Chalice Diamond Corp. Shareholders Approve Consolidation

VANCOUVER, BC - CHALICE DIAMOND CORP. (TSX-V: COD) (the "Company") is pleased to announce that shareholders of the Company and the TSX Venture Exchange (the "Exchange") have approved the consolidation of the Company's shares on a 10:1 basis. The Company will begin trading on a consolidated basis on Friday, October 22, 2010.

CONSOLIDATION:

At the Company's Special Meeting held on October 18, 2010, shareholders approved a consolidation of its share capital on the basis of one (1) new common share for every existing ten (10) common shares (the "Consolidation"). Where the exchange resulted in a fractional share, the number of common shares will be rounded to the nearest whole common share. The Consolidation will enhance the marketability of the common share as an investment and facilitate additional financings to fund future operations. Shareholder and Exchange approval of the Consolidation has been received with the record date set as October 22, 2010. The Company now has a total of 10,989,152 common shares issued and outstanding.

After reviewing its Albert Lake, Lapp Lake and Josephine properties and its 50% interest in the Forge Lake and Otter Pond/Hawk Junction properties, the Board of Directors has determined not to continue with its option on these properties. The Board of Directors also announces the resignation of Peter Caldbick as a director of the Company.





September 23, 2010

Chalice Diamond Corp. - Corporate Update

VANCOUVER, BC - CHALICE DIAMOND CORP. (TSX-V: COD) (the "Company") announces it will be consolidating its shares on a ten for one basis, which will result in a total issued and outstanding base of 10,989,152 shares.


Chalice Diamond Corp. was originally formed to explore and advance a large land package in the prolific Chapleau-Wawa diamond district of Ontario. Since exploration by the Company began, a number of diamond discoveries have been made which have not received sufficient follow-up work due to limited exploration funds. The Company's new share structure will enable it to raise funds to advance its Wawa area projects without excessive dilution.
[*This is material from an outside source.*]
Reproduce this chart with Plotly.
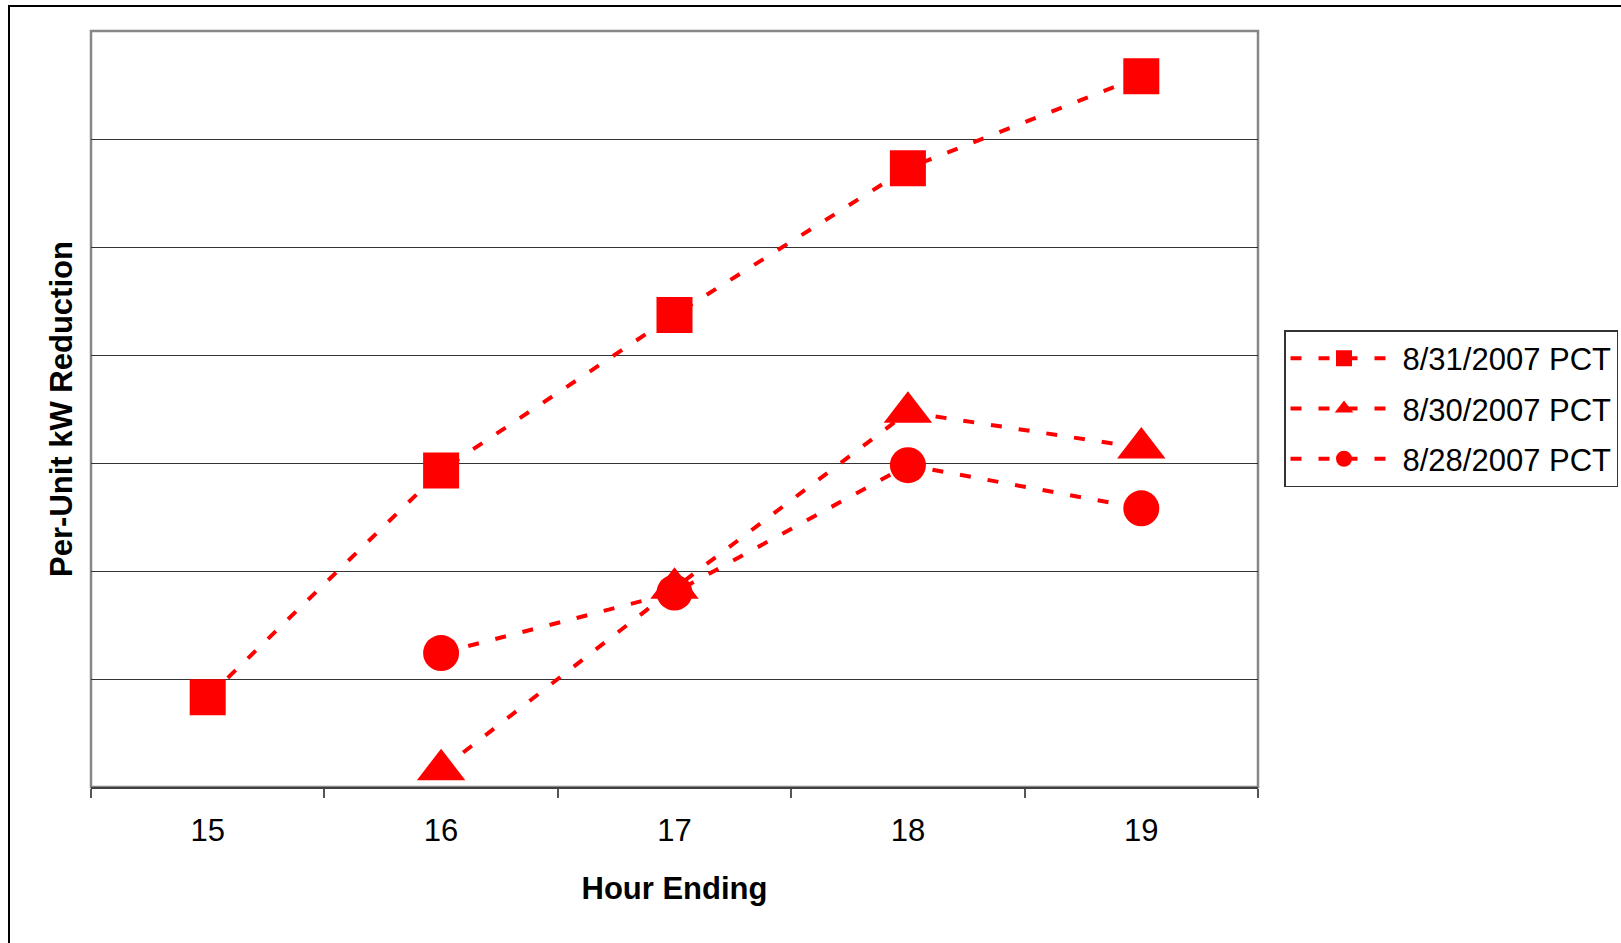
import plotly.graph_objects as go

hours = ["15", "16", "17", "18", "19"]
series_names = ["8/31/2007 PCT", "8/30/2007 PCT", "8/28/2007 PCT"]
pct_0831 = [0.83, 2.93, 4.37, 5.73, 6.58]
pct_0830 = [None, 0.16, 1.84, 3.47, 3.14]
pct_0828 = [None, 1.24, 1.80, 2.98, 2.58]
symbols = ["square", "triangle-up", "circle"]
marker_sizes = [36, 42, 36]

W, H = 1621, 943
L, R, T, B = 91, 1258, 31, 787

fig = go.Figure()
for i, (name, vals, sym, ms) in enumerate(zip(series_names, [pct_0831, pct_0830, pct_0828], symbols, marker_sizes)):
    fig.add_trace(go.Scatter(
        x=hours, y=vals, name=name, mode="lines+markers",
        legendgroup=f"g{i}",
        line=dict(color="#FF0000", width=4, dash="11px,17px"),
        marker=dict(symbol=sym, size=ms, color="#FF0000", line=dict(width=0)),
        connectgaps=False,
    ))

def px_x(p):
    return (p - L) / (R - L)

def px_y(p):
    return (B - p) / (B - T)

font_fam = "Arial, Liberation Sans, sans-serif"

fig.update_layout(
    width=W, height=H,
    margin=dict(l=L, r=W - R, t=T, b=H - B, autoexpand=False),
    paper_bgcolor="white", plot_bgcolor="white",
    font=dict(family=font_fam, size=31, color="black"),
    showlegend=True,
    legend=dict(
        x=px_x(1284), y=px_y(330), xanchor="left", yanchor="top",
        bgcolor="white", bordercolor="#333333", borderwidth=1.5,
        font=dict(size=31, family=font_fam, color="black"),
        itemwidth=107, tracegroupgap=7,
    ),
    xaxis=dict(
        type="category", range=[-0.5, 4.5], tickson="boundaries",
        ticks="outside", ticklen=9, tickwidth=1.5, tickcolor="#555555",
        showgrid=False, showline=True, linecolor="#404040", linewidth=2,
        zeroline=False, layer="below traces", ticklabelstandoff=15,
        tickfont=dict(size=31),
        title=dict(text="<b>Hour Ending</b>", font=dict(size=31), standoff=30),
    ),
    yaxis=dict(
        range=[0, 7], dtick=1, showticklabels=False, ticks="",
        showgrid=True, gridcolor="#333333", gridwidth=1,
        zeroline=False, showline=False, layer="below traces",
        title=dict(text="<b>Per-Unit kW Reduction</b>", font=dict(size=31), standoff=8),
    ),
    shapes=[
        dict(type="rect", xref="paper", yref="paper",
             x0=0, x1=1, y0=0, y1=1,
             line=dict(color="#878787", width=2.5), layer="below"),
        dict(type="rect", xref="paper", yref="paper",
             x0=px_x(9), x1=px_x(1640), y0=px_y(960), y1=px_y(6),
             line=dict(color="black", width=2), layer="below"),
    ],
)

fig.write_html("out.html")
The Board of Directors (the "Board") has unanimously approved a consolidation of its share capital on the basis of one (1) new common share for up to every existing ten (10) common shares (the "Consolidation"), subject to approval of the shareholders of the Company and regulatory approval. Where the exchange results in a fractional share, the number of common shares will be rounded to the nearest whole common share. The Board believes that the Consolidation will enhance the marketability of the common share as an investment and should facilitate additional financings to fund future operations. Shareholder approval of the proposed Consolidation will be sought at the Company's upcoming Special Meeting of shareholders to be held on October 18, 2010. The record date for the proposed Consolidation will be set subsequent to both the requisite shareholder and regulatory approvals being obtained. The Company currently has a total of 109,891,518 common shares issued and outstanding and no preferred shares. In the event the required shareholder and regulatory approvals are obtained and the Company effects the full one (1) new common share for every existing ten (10) common shares Consolidation, the Company would have a total 10,989,152 common shares issued and outstanding.

About Chalice Diamond

Chalice Diamond Corp. is a member of the Hughes Exploration Group of Companies and is led by a team with a stellar track record of discovery and development in Canada.
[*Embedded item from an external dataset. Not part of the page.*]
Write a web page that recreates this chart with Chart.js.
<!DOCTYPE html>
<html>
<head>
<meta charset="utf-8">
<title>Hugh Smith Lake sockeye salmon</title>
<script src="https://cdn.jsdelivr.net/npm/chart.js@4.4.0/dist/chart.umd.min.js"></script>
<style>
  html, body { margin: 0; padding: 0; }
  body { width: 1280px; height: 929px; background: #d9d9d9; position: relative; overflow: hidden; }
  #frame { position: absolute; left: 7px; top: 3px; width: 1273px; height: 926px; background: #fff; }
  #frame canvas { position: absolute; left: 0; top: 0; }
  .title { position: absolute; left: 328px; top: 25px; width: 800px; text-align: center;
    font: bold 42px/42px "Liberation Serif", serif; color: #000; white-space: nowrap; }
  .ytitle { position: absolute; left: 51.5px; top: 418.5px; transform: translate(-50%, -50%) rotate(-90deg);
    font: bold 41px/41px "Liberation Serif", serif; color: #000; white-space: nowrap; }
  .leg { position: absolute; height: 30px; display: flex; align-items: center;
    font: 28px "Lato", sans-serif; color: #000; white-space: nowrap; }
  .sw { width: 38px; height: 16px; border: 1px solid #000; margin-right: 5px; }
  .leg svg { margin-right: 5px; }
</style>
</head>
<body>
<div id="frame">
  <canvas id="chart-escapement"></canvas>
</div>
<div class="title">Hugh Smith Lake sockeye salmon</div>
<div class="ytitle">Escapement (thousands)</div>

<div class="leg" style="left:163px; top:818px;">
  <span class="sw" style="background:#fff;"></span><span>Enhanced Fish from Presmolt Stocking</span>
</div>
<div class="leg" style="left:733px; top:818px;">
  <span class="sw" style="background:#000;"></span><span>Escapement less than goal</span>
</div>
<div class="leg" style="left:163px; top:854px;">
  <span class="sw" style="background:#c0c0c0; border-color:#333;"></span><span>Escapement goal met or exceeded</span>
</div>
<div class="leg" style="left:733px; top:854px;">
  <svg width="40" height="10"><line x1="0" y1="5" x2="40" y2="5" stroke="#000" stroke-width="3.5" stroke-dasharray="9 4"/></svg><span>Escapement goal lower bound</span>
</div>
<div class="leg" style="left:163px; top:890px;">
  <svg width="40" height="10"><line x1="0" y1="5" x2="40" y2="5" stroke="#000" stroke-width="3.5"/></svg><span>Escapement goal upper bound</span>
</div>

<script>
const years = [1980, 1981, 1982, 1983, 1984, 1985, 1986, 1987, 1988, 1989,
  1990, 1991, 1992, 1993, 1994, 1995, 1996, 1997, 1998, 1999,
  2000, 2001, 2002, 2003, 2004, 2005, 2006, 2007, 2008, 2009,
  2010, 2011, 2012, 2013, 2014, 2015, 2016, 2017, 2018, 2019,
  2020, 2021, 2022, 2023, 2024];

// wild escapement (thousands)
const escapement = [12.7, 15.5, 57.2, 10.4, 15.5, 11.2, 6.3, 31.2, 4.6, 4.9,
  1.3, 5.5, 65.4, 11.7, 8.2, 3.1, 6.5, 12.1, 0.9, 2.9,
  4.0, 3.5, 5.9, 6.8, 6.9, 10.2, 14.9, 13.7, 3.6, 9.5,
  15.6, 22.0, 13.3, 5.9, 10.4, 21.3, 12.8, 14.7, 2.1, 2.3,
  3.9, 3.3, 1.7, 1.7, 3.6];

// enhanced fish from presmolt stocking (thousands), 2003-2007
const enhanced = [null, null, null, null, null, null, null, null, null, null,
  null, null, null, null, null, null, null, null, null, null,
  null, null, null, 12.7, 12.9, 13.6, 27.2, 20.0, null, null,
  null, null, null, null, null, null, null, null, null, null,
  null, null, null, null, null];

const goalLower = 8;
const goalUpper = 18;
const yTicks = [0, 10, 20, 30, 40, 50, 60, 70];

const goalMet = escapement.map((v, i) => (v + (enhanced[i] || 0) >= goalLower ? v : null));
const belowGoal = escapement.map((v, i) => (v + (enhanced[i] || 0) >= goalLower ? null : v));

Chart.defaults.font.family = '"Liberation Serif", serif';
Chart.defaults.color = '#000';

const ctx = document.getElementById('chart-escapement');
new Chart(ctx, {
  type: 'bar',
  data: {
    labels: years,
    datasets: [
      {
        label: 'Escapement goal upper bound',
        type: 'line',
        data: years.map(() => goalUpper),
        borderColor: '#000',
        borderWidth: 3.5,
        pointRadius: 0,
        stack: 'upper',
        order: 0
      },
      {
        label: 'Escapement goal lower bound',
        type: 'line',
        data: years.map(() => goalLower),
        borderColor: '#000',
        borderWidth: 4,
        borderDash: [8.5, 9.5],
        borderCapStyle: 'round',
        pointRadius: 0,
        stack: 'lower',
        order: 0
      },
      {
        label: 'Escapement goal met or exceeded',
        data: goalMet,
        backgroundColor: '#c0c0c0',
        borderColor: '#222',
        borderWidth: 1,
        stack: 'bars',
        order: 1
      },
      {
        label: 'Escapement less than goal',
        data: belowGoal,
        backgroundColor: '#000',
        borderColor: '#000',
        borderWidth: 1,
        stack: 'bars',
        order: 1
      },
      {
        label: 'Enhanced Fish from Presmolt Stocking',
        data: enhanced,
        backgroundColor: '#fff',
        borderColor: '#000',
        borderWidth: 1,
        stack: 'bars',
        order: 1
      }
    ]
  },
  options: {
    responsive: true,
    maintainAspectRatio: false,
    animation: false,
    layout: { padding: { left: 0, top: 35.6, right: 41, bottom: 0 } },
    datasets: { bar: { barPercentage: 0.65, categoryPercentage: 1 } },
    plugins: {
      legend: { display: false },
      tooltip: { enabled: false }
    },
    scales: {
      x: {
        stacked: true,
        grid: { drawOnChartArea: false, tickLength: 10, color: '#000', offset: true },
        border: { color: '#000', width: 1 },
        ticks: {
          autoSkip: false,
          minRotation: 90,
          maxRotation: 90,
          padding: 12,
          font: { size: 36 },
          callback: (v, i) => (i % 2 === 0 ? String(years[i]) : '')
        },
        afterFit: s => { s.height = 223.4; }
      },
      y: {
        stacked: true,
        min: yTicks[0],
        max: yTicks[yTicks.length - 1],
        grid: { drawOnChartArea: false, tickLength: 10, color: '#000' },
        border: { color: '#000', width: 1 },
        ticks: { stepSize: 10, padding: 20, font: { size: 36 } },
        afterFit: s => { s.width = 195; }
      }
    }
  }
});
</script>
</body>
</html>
Chalice Diamond Corp., in conjunction with joint venture partners, is continuing the search for diamond, base and precious metal deposits in the Wawa-Chapleau region of Ontario, where it has staked or optioned approximately 100,000 hectares of highly prospective ground.





September 02, 2010

Early Warning Report Filed Pursuant - To The National Instrument 62-103

  1. Name and address of the offeror:

    Richard W. Hughes, Hastings Management Corp.
    675 -- 711 West Hastings St.
    Vancouver, B.C. V6B 1N2

    (collectively the "Offeror")

  2. Name of reporting issuer with respect to which this report is filed:

    Chalice Diamond Corp. (the "Company")
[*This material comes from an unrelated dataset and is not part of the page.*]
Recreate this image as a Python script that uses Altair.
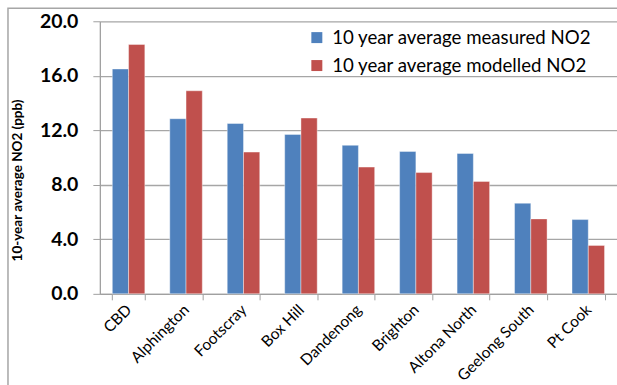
import altair as alt
import pandas as pd

sites = ["CBD", "Alphington", "Footscray", "Box Hill", "Dandenong",
         "Brighton", "Altona North", "Geelong South", "Pt Cook"]
measured = [16.5, 12.85, 12.5, 11.7, 10.9, 10.45, 10.3, 6.65, 5.45]
modelled = [18.3, 14.9, 10.4, 12.9, 9.3, 8.9, 8.25, 5.5, 3.55]
series = ["10 year average measured NO2", "10 year average modelled NO2"]
colors = ["#4F81BD", "#C0504D"]
y_ticks = [0, 4, 8, 12, 16, 20]

rows = []
for i, s in enumerate(sites):
    rows.append({"site": s, "series": series[0], "value": measured[i]})
    rows.append({"site": s, "series": series[1], "value": modelled[i]})
df = pd.DataFrame(rows)

frame = alt.Chart(pd.DataFrame({"a": [0]})).mark_rect(
    fill=None, stroke="#A6A6A6", strokeWidth=1.5
).encode(
    x=alt.value(-92), x2=alt.value(560), y=alt.value(-13), y2=alt.value(400)
)

bars = alt.Chart(df).mark_bar(strokeWidth=0.8, strokeOpacity=0.5, stroke="#ffffff").encode(
    x=alt.X("site:N", sort=sites, title=None,
            scale=alt.Scale(paddingInner=0.434, paddingOuter=0.217),
            axis=alt.Axis(labelAngle=-45, labelFont="Lato", labelFontSize=15.5,
                          labelColor="#000000", labelPadding=7,
                          labelAlign="right", labelBaseline="middle",
                          tickBand="extent", tickSize=6, tickColor="#A0A0A0",
                          domainColor="#A0A0A0", domainWidth=1.3, grid=False)),
    xOffset=alt.XOffset("series:N", sort=series, scale=alt.Scale(paddingInner=0, paddingOuter=0)),
    y=alt.Y("value:Q", scale=alt.Scale(domain=[0, 20], nice=False),
            axis=alt.Axis(values=y_ticks, format=".1f", title="10-year average NO2 (ppb)",
                          labelFont="Lato", labelFontSize=19.5, labelFontWeight="bold",
                          labelColor="#000000", labelPadding=15,
                          tickSize=7, tickColor="#A0A0A0", domainColor="#A0A0A0",
                          domainWidth=1.3, gridColor="#A6A6A6", gridWidth=1.3,
                          titleFont="Lato", titleFontSize=13.5, titleFontWeight="bold",
                          titleColor="#000000", titleAngle=270, titleX=-82, titleY=159,
                          titleAlign="center", titleBaseline="middle")),
    color=alt.Color("series:N", sort=series, scale=alt.Scale(domain=series, range=colors),
                    legend=alt.Legend(title=None, orient="none", legendX=208, legendY=7,
                                      labelFont="Lato", labelFontSize=18.7, labelColor="#000000",
                                      symbolType="square", symbolSize=121, symbolStrokeWidth=0,
                                      rowPadding=8, labelOffset=6, labelLimit=400)),
)

chart = alt.layer(frame, bars).properties(
    width=518, height=273,
    autosize=alt.AutoSizeParams(type="none"),
    padding={"left": 100, "top": 21, "right": 0, "bottom": 91},
    background="#ffffff",
).configure_view(stroke=None)

chart.save("out.html", embed_options={"renderer": "svg", "actions": False})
  3. Designation and number or principal amount of securities and the offeror's security‐holding percentage in the class of securities of which the offeror acquired ownership or control in the transaction or occurrence giving rise to the obligation to file the news release and whether it was ownership or control that was acquired in those circumstances:

    The Offeror acquired ownership of 15,391,608 common shares of the Company via acquisitions on the public market and participations in private placements (the "Acquisition").

  4. Designation and number or principal amount of securities and the offeror's security‐holding percentage in the class of securities immediately after the transaction or occurrence giving rise to obligation to file the news release.

    As a result of the Acquisition noted in paragraph 3 above, the Offeror owns or controls a total of 15,391, 608 common shares, representing approximately 14% of the 109,891,518 currently issued and outstanding common shares of the Company.

    The Offer also owns or controls a total of 8,813,779 share purchase warrants. If all of these warrants were exercised, the Offeror would own or control a total of 24,205,387 common shares, representing approximately 20.39% of the 118,705,297 then issued and outstanding common shares of the Company.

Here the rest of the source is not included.